Teaching and learning in this graduate degree will happen as often as possible in outdoor places deemed best to support the learning outcomes. This will include school grounds, community grounds, field centres, and provincial/national parks. Participants will also have an opportunity to participate in an extended practicum in Nova Scotia, such as outdoor education centres, provincial/national parks, and guided tour companies. Through a final Capstone Project, program participants will have the opportunity to explore a focus area or passion project in depth that is related to their individual professional goals.
Acadia University’s School of Education will be offering this new program starting in July 2023. This cohort-based program delivery will have an annual enrolment of 20 educators and leaders. There will be in-person residency requirements throughout the program, supplemented with synchronous and asynchronous modalities.

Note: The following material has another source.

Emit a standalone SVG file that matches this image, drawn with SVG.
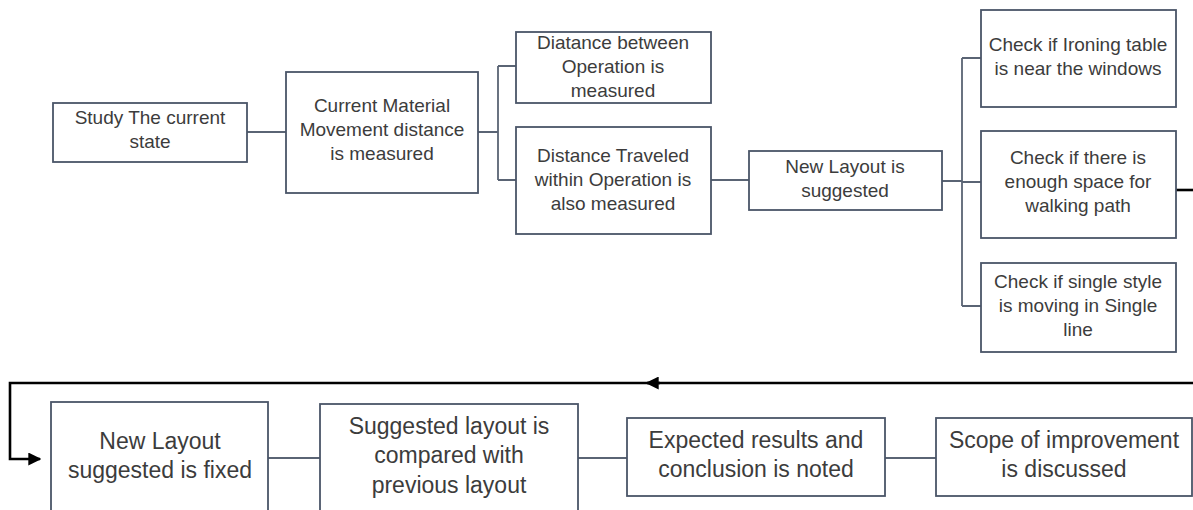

Course facilitation will potentially be an integration of in-person, synchronous and asynchronous modalities. Apart from the two required summer sessions onsite at Acadia, the decision on instructional modalities for the remainder of the program will be made after initial feedback from interested students, with the decision communicated clearly to all.
Foundational areas of focus will include:
- Outdoor learning curriculum
- Instructional pedagogies and practices
- Cross curricular opportunities
- Wild pedagogies and place based education
- Safety and risk management and leadership
- Decolonization and Indigenous Ways of Knowing
- Experiential learning
- Health, physical activity, well being and mental health
- Inclusive education, social justice, and equity
| School of Education | School of Education | Open Acadia |
| Dr. Deborah Toope | Brenda Harris | Christina McRae |
| Graduate Coordinator School of Education Acadia University Wolfville, NS, B4P 2R6 |
Graduate Education Course Manager School of Education Acadia University Wolfville, NS, B4P 2R6 |
Manager, Credit Programs Open Acadia Acadia University Wolfville, NS, B4P 2R6 |
| graded@acadiau.ca | graded@acadiau.ca | graded@acadiau.ca |
All students in the cohort must meet the academic requirements for admission to graduate studies in the School of Education at Acadia University. Please be aware that it is your responsibility to monitor your own program and to ensure that you have met degree requirements.